A northern white rhino is fed by its keeper at a wildlife sanctuary in Kenya

The world’s last male northern white Rhino is one of only five of his species left on Earth.Credit: Nichole Sobecki/The Washington Post/Getty

Next year, all eyes will be on Kunming, China, as talks resume on a new set of global goals to protect biodiversity. These are much needed, because most of the existing 20 targets, which were set in 2010 in Aichi, Japan, have failed to make an impact on the rate of biodiversity loss.

Last month, a team of researchers proposed creating one headline number, suggesting that countries should aim to keep extinctions to “well below” 20 known species every year worldwide1. This would be the biodiversity equivalent of the 2 °C climate target: a simple, measurable goal that can be understood by the public and politicians alike.

The proposal, by Mark Rounsevell at the Karlsruhe Institute of Technology in Germany and his colleagues, is intended to break nearly two decades of failure in global biodiversity policy and target setting — the 2010 Aichitargets replaced a previous unsuccessful target to slow the rate of biodiversity loss that countries set themselves in 2002. And the idea is gaining traction.

In an interview with Nature, Elizabeth Maruma Mrema, the new head of the United Nations Convention on Biodiversity, acknowledged that it would be difficult to set a single target because biodiversity is multifaceted. But, if the community succeeds in making it work, she adds: “that will be the best result possible because then it becomes a song everyone will sing, and that everybody can align with to deliver that one key message.”

A target for limiting extinctions is not a new idea, and deserves serious consideration. Its feasibility and consequences should be rigorously assessed by the convention’s own scientific advisory body, and by the Intergovernmental Science-Policy Platform on Biodiversity and Ecosystem Services (IPBES), in the same way that climate metrics are assessed by the UN’s climate-science advisers, including the Intergovernmental Panel on Climate Change (IPCC).

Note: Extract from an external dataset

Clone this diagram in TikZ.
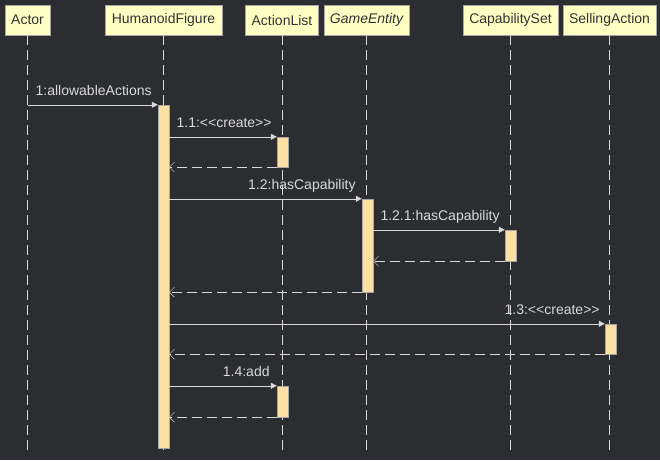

There are many questions for researchers working in biodiversity to explore. For example, how does a target of 20 extinctions per year — across all plants, animals and fungi — fit with IPBES’s own assessment of biodiversity, which says that some one million species are at risk of extinction? Twenty extinctions per year — out of almost two million known species — is ten times higher than the background extinction rate of two per year that existed before humans made a notable contribution to extinctions. But it is considerably lower than today’s estimates ofspecies extinctions, which are in excess of 1,000 times the background rate.

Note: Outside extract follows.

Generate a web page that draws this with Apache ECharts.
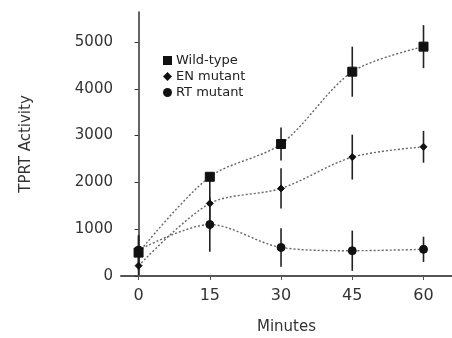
<!DOCTYPE html>
<html>
<head>
<meta charset="utf-8">
<script src="https://cdn.jsdelivr.net/npm/echarts@6/dist/echarts.min.js"></script>
<style>html,body{margin:0;padding:0;background:#fff}#c{width:452px;height:338px}</style>
</head>
<body>
<div id="c"></div>
<script>
const minutes = [0, 15, 30, 45, 60];
const wildType = [500, 2120, 2820, 4365, 4900];
const wildTypeErr = [380, 0, 350, 535, 460];
const enMutant = [220, 1550, 1870, 2540, 2760];
const enMutantErr = [200, 570, 430, 480, 340];
const rtMutant = [555, 1100, 610, 540, 570];
const rtMutantErr = [300, 580, 410, 430, 270];
const xTicks = [0, 15, 30, 45, 60];
const yTicks = [0, 1000, 2000, 3000, 4000, 5000];
const seriesNames = ['Wild-type', 'EN mutant', 'RT mutant'];

const FONT = 'DejaVu Sans';
const chart = echarts.init(document.getElementById('c'));

function pairs(ys) { return minutes.map((m, i) => [m, ys[i]]); }
function errData(ys, es) { return minutes.map((m, i) => [m, ys[i] - es[i], ys[i] + es[i]]); }

function errSeries(ys, es) {
  return {
    type: 'custom',
    silent: true,
    z: 1,
    data: errData(ys, es),
    renderItem: function (params, api) {
      const lo = api.coord([api.value(0), api.value(1)]);
      const hi = api.coord([api.value(0), api.value(2)]);
      return {
        type: 'line',
        shape: { x1: lo[0], y1: lo[1], x2: hi[0], y2: hi[1] },
        style: { stroke: '#222', lineWidth: 1.6 }
      };
    }
  };
}

function lineSeries(name, ys, symbol, size) {
  return {
    name: name,
    type: 'line',
    smooth: 0.3,
    z: 3,
    data: pairs(ys),
    symbol: symbol,
    symbolSize: size,
    showAllSymbol: true,
    lineStyle: { color: '#666', width: 1.4, type: [2, 2] },
    itemStyle: { color: '#111', borderColor: '#111' },
    emphasis: { disabled: true }
  };
}

chart.setOption({
  animation: false,
  backgroundColor: '#fff',
  grid: { left: 121, right: 0, top: 12, bottom: 62, containLabel: false, outerBoundsMode: 'none' },
  legend: {
    orient: 'vertical',
    left: 158,
    top: 49,
    itemGap: 3,
    itemWidth: 9,
    itemHeight: 9,
    textStyle: { fontFamily: FONT, fontSize: 13, color: '#222', padding: [0, 0, 0, -1] },
    data: [
      { name: seriesNames[0], icon: 'rect' },
      { name: seriesNames[1], icon: 'diamond' },
      { name: seriesNames[2], icon: 'circle' }
    ]
  },
  xAxis: {
    type: 'value',
    min: -3.7,
    max: 66,
    name: 'Minutes',
    nameLocation: 'middle',
    nameGap: 44,
    nameTextStyle: { fontFamily: FONT, fontSize: 15, color: '#333' },
    axisLine: { lineStyle: { color: '#555', width: 2 } },
    axisTick: { show: true, length: 4, customValues: xTicks, lineStyle: { color: '#555' } },
    axisLabel: { customValues: xTicks, fontFamily: FONT, fontSize: 16, color: '#333', margin: 12 },
    splitLine: { show: false }
  },
  yAxis: {
    type: 'value',
    min: 0,
    max: 5640,
    name: 'TPRT Activity',
    nameLocation: 'middle',
    nameGap: 87,
    nameRotate: 90,
    nameTextStyle: { fontFamily: FONT, fontSize: 15, color: '#333' },
    axisLine: { show: true, lineStyle: { color: '#333', width: 1.5 } },
    axisTick: { show: true, length: 4, customValues: yTicks, lineStyle: { color: '#333' } },
    axisLabel: { customValues: yTicks, formatter: v => String(v), fontFamily: FONT, fontSize: 15, color: '#333', margin: 8 },
    splitLine: { show: false }
  },
  series: [
    errSeries(wildType, wildTypeErr),
    errSeries(enMutant, enMutantErr),
    errSeries(rtMutant, rtMutantErr),
    lineSeries(seriesNames[0], wildType, 'rect', 9),
    lineSeries(seriesNames[1], enMutant, 'diamond', 7),
    lineSeries(seriesNames[2], rtMutant, 'circle', 8)
  ]
});
</script>
</body>
</html>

Other questions include how to choose which species to conserve, and who should make such choices. Would a single number give equal weight to all threatenedspecies, or should those species that are more important to livelihoods and to ecosystem function be given priority for protection? As the authors point out, it is possible for biodiversity loss to result in large and damaging changes to life on Earth without any species going extinct. And at what point would an extinction be declared, given that there is often a time lag between a species going extinct and its being recorded as extinct in the Red List maintained by the International Union for Conservation of Nature?

Given that IPBES’s lower estimate for as-yet unidentified plant and animal species is 8.1 million, what are the implications for species that have not yet been described? Ifpolicymakers focus resources on conserving known species, what risks might there be to species in parts of the world — such as the marine environment — where knowledge of biodiversity is weak, and which face continued unsustainable development?

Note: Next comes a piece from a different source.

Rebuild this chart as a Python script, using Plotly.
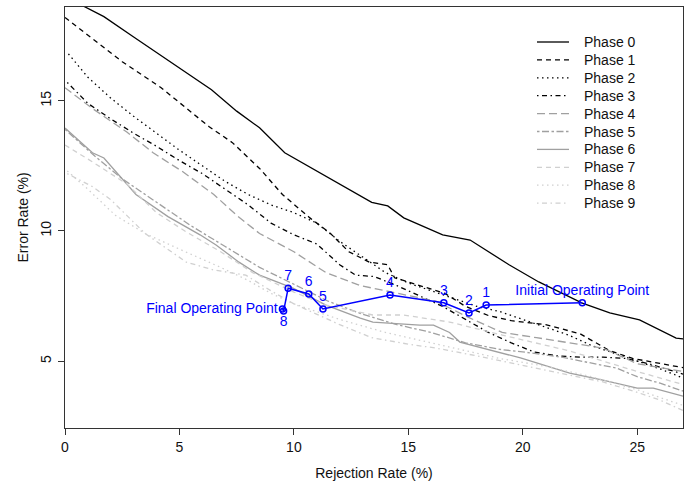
import plotly.graph_objects as go

# ---------------- data ----------------
phase_names = ["Phase 0", "Phase 1", "Phase 2", "Phase 3", "Phase 4",
               "Phase 5", "Phase 6", "Phase 7", "Phase 8", "Phase 9"]

p0_x = [0, 0.9, 1.7, 3.0, 4.5, 6.4, 7.5, 8.5, 9.6, 11.5, 13.4, 14.1, 14.8, 16.5, 17.7, 19.4, 20.7, 22.6, 23.8, 25.1, 26.7, 27.0]
p0_y = [19.0, 18.6, 18.23, 17.45, 16.55, 15.42, 14.6, 13.96, 13.0, 12.05, 11.1, 10.96, 10.5, 9.85, 9.65, 8.7, 8.04, 7.23, 6.85, 6.58, 5.88, 5.85]

p1_x = [0, 1.2, 2.5, 4.2, 6.3, 7.3, 8.5, 9.5, 10.7, 11.6, 12.4, 13.3, 14.1, 14.4, 15.5, 16.6, 17.5, 18.5, 19.5, 21.0, 22.5, 23.8, 24.8, 25.8, 27.0]
p1_y = [18.2, 17.4, 16.5, 15.5, 14.0, 13.4, 12.4, 11.4, 10.5, 9.9, 9.2, 8.8, 8.7, 8.2, 7.9, 7.6, 7.1, 6.75, 6.55, 6.4, 6.05, 5.4, 5.1, 4.95, 4.75]

p2_x = [0.15, 1, 2, 3, 4, 5, 6, 7, 8, 9, 10, 11, 12, 13, 14, 15, 16, 17, 18, 19, 20, 21, 22, 23, 24, 25, 26, 27]
p2_y = [16.8, 15.9, 15.1, 14.4, 13.75, 13.1, 12.5, 11.9, 11.4, 11.0, 10.7, 10.3, 9.6, 9.0, 8.4, 8.0, 7.7, 7.4, 7.1, 6.9, 6.6, 6.3, 6.0, 5.6, 5.3, 5.0, 4.7, 4.35]

p3_x = [0.1, 1, 2, 3, 4, 5, 6, 7, 8, 9, 10, 11, 12, 12.7, 13.5, 14.5, 15.5, 16.5, 17.5, 18.5, 19.5, 20.5, 21.5, 22.5, 23.5, 24.5, 25.5, 26.5, 27]
p3_y = [15.7, 14.9, 14.3, 13.75, 13.25, 12.7, 12.2, 11.6, 11.0, 10.3, 9.85, 9.5, 8.7, 8.3, 8.25, 7.9, 7.5, 7.1, 6.6, 6.1, 5.7, 5.35, 5.2, 5.15, 5.15, 5.1, 4.9, 4.65, 4.5]

p4_x = [0, 1.2, 2.7, 3.85, 5.15, 6.5, 7.5, 8.5, 10, 11.4, 12.9, 14.5, 16.2, 17.7, 19.1, 20.6, 22, 23.5, 25, 26, 27]
p4_y = [15.5, 14.7, 13.8, 13.0, 12.27, 11.4, 10.6, 9.9, 9.2, 8.4, 7.9, 7.6, 7.3, 6.65, 6.1, 5.9, 5.7, 5.5, 4.9, 4.75, 4.6]

p5_x = [0, 1.2, 2.5, 4, 5.5, 7, 8.5, 10, 11.5, 13, 14.5, 16, 17.5, 19, 20.5, 21.7, 24.1, 25, 26, 27]
p5_y = [13.9, 12.95, 12.0, 11.1, 10.2, 9.4, 8.6, 7.95, 7.3, 6.8, 6.4, 6.1, 5.7, 5.45, 5.3, 5.15, 4.73, 4.4, 4.15, 3.85]

p6_x = [0, 1.2, 1.7, 3.1, 4.5, 5.9, 6.6, 7.6, 8.5, 9.25, 9.96, 11.4, 12.9, 13.45, 15.5, 16.1, 16.8, 17.25, 18.1, 19.9, 22.05, 23.5, 25, 25.7, 27]
p6_y = [13.95, 13.0, 12.8, 11.4, 10.55, 9.85, 9.46, 8.8, 8.3, 8.04, 7.8, 7.15, 6.65, 6.5, 6.38, 6.38, 6.1, 5.73, 5.54, 5.12, 4.54, 4.27, 3.96, 3.96, 3.65]

p7_x = [0, 1.2, 2.7, 4.0, 5.3, 6.8, 8.2, 10, 11.4, 13.45, 14.8, 16.8, 19.1, 22, 25, 27]
p7_y = [13.3, 12.65, 11.8, 10.7, 9.96, 9.2, 8.4, 7.65, 7.15, 6.77, 6.77, 6.5, 6.0, 5.4, 4.6, 4.1]

p8_x = [0.1, 1, 2.2, 3.5, 5, 6.8, 8, 9, 10, 11, 12, 13, 14, 15, 16, 17, 18, 19, 20, 21, 22, 23, 24, 25, 26, 27]
p8_y = [12.3, 11.6, 10.6, 9.9, 9.3, 8.6, 8.1, 7.6, 7.2, 6.9, 6.6, 6.35, 6.1, 5.9, 5.7, 5.5, 5.3, 5.1, 4.95, 4.8, 4.6, 4.4, 4.15, 3.9, 3.6, 3.3]

p9_x = [0.1, 1.2, 2.0, 3.5, 5.3, 6.5, 7.9, 9, 10, 11, 12, 13.4, 15, 16.2, 18, 19.9, 21.5, 23.5, 25, 26, 27]
p9_y = [12.2, 11.7, 11.2, 9.9, 8.8, 8.5, 8.3, 7.7, 7.2, 6.8, 6.4, 5.9, 5.65, 5.5, 5.2, 4.85, 4.55, 4.2, 3.8, 3.5, 3.1]

phase_x = [p0_x, p1_x, p2_x, p3_x, p4_x, p5_x, p6_x, p7_x, p8_x, p9_x]
phase_y = [p0_y, p1_y, p2_y, p3_y, p4_y, p5_y, p6_y, p7_y, p8_y, p9_y]

# operating point trajectory
op_x = [22.6, 18.4, 17.65, 16.55, 14.2, 11.27, 10.65, 9.75, 9.55, 9.5]
op_y = [7.24, 7.15, 6.85, 7.24, 7.54, 7.0, 7.58, 7.8, 6.92, 7.0]
op_labels = ["Initial Operating Point", "1", "2", "3", "4", "5", "6", "7", "8", "Final Operating Point"]

x_ticks = [0, 5, 10, 15, 20, 25]
y_ticks = [5, 10, 15]

# ---------------- styles ----------------
BLACK = "#000000"
GRAY = "#a0a0a0"
LIGHT = "#d0d0d0"
colors = [BLACK, BLACK, BLACK, BLACK, GRAY, GRAY, GRAY, LIGHT, LIGHT, LIGHT]
dashed = "5px,4px"
dotted = "1.5px,3.5px"
dotdash = "1.5px,3.5px,5px,3.5px"
longdash = "8px,4px"
twodash = "2.5px,2.5px,7px,2.5px"
dashes = ["solid", dashed, dotted, dotdash, longdash, twodash, "solid", dashed, dotted, dotdash]

FONT = "Liberation Sans, Arial, Helvetica, sans-serif"
TXT = "#111111"
BLUE = "#0000ff"
AXC = "#333333"

fig = go.Figure()
for name, xs, ys, c, d in zip(phase_names, phase_x, phase_y, colors, dashes):
    fig.add_trace(go.Scatter(x=xs, y=ys, mode="lines", name=name, showlegend=False,
                             line=dict(color=c, width=1.3, dash=d)))

positions = ["top center"] * 8 + ["bottom center", "middle left"]
fig.add_trace(go.Scatter(x=op_x, y=op_y, mode="lines+markers+text", showlegend=False,
                         text=op_labels, textposition=positions,
                         textfont=dict(family=FONT, size=14, color=BLUE),
                         line=dict(color=BLUE, width=1.5),
                         marker=dict(symbol="circle-open", size=6, color=BLUE,
                                     line=dict(width=1.5, color=BLUE))))

# ---- legend (drawn in paper coordinates to match the reference spacing) ----
PLOT_L, PLOT_R, PLOT_T, PLOT_B = 65, 683, 7, 428
W, H = PLOT_R - PLOT_L, PLOT_B - PLOT_T
def px2paper_x(px):
    return (px - PLOT_L) / W
def px2paper_y(py):
    return (PLOT_B - py) / H

leg_line_x0, leg_line_x1, leg_text_x = 537, 569, 582
leg_y0, leg_dy = 42, 17.9
for i, (name, c, d) in enumerate(zip(phase_names, colors, dashes)):
    py = leg_y0 + leg_dy * i
    fig.add_shape(type="line", xref="paper", yref="paper",
                  x0=px2paper_x(leg_line_x0), x1=px2paper_x(leg_line_x1),
                  y0=px2paper_y(py), y1=px2paper_y(py),
                  line=dict(color=c, width=1.3, dash=d))
    fig.add_annotation(xref="paper", yref="paper", x=px2paper_x(leg_text_x), y=px2paper_y(py),
                       text=name, showarrow=False, xanchor="left", yanchor="middle",
                       font=dict(family=FONT, size=14, color=TXT))

# y-axis title placed like the reference
fig.add_annotation(xref="paper", yref="paper", x=px2paper_x(22), y=0.5,
                   text="Error Rate (%)", textangle=-90, showarrow=False,
                   xanchor="center", yanchor="middle",
                   font=dict(family=FONT, size=14, color=TXT))

axis_common = dict(showline=True, mirror=True, linecolor=AXC, linewidth=1,
                   ticks="outside", ticklen=6, tickcolor=AXC, showgrid=False,
                   zeroline=False, automargin=False,
                   tickfont=dict(family=FONT, size=14, color=TXT))

fig.update_layout(
    width=691, height=481,
    margin=dict(l=PLOT_L, r=691 - PLOT_R, t=PLOT_T, b=481 - PLOT_B),
    paper_bgcolor="white", plot_bgcolor="white",
    font=dict(family=FONT, size=14, color=TXT),
    showlegend=False,
    xaxis=dict(range=[0, 27], tickvals=x_ticks,
               title=dict(text="Rejection Rate (%)", font=dict(family=FONT, size=14, color=TXT)),
               **axis_common),
    yaxis=dict(range=[2.43, 18.6], tickvals=y_ticks, tickangle=-90, ticklabelstandoff=1,
               **axis_common),
)

fig.write_html("out.html", config={"displayModeBar": False},
               post_script="document.body.style.margin='0';document.body.style.overflow='hidden';")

And what would the implications of a single target be for the convention’s other objectives? Conserving species is one of three aims, alongside ensuring that biodiversity is used sustainably and ensuring that benefits (such as commercial products) are shared fairly, so that no one — for example, Indigenous communities — is left out.

Biodiversity is essential to economic prosperity, food and human health, and the researchers are keen to stress that the creation of one extinction target should not detract from the need for governments to create nationally relevant targets and policies. They also advocate the provision of funding to help countries that are financially poor but biodiversity-rich to meet their goals.

Certainly, a single target, such as that for climate change, would be simpler to communicate than the Aichi targets. And the authors are right to acknowledge that, ultimately, biodiversity loss continues because public-policy decisions — for example, decisions that lead to industrial economic growth — have not accounted for the costs of replacing the services that species and ecosystems provide to humans.

But they will also know that, although the target to keep global temperatures to within 2 °C of pre-industrial levels was agreed by members of the UN climate convention, that number was subjected to a thorough process of research evaluation by a wide group of researchers in the IPCC before it was adopted.

Any proposal to consider a single numerical target for biodiversity needs to be similarly assessed. IPBES — working with the UN biodiversity convention’s own scientific advisers — should be called on to advise. For this to happen, a small group of governments need to make a formal request for scientific advice to the UN convention, and they should do so without delay.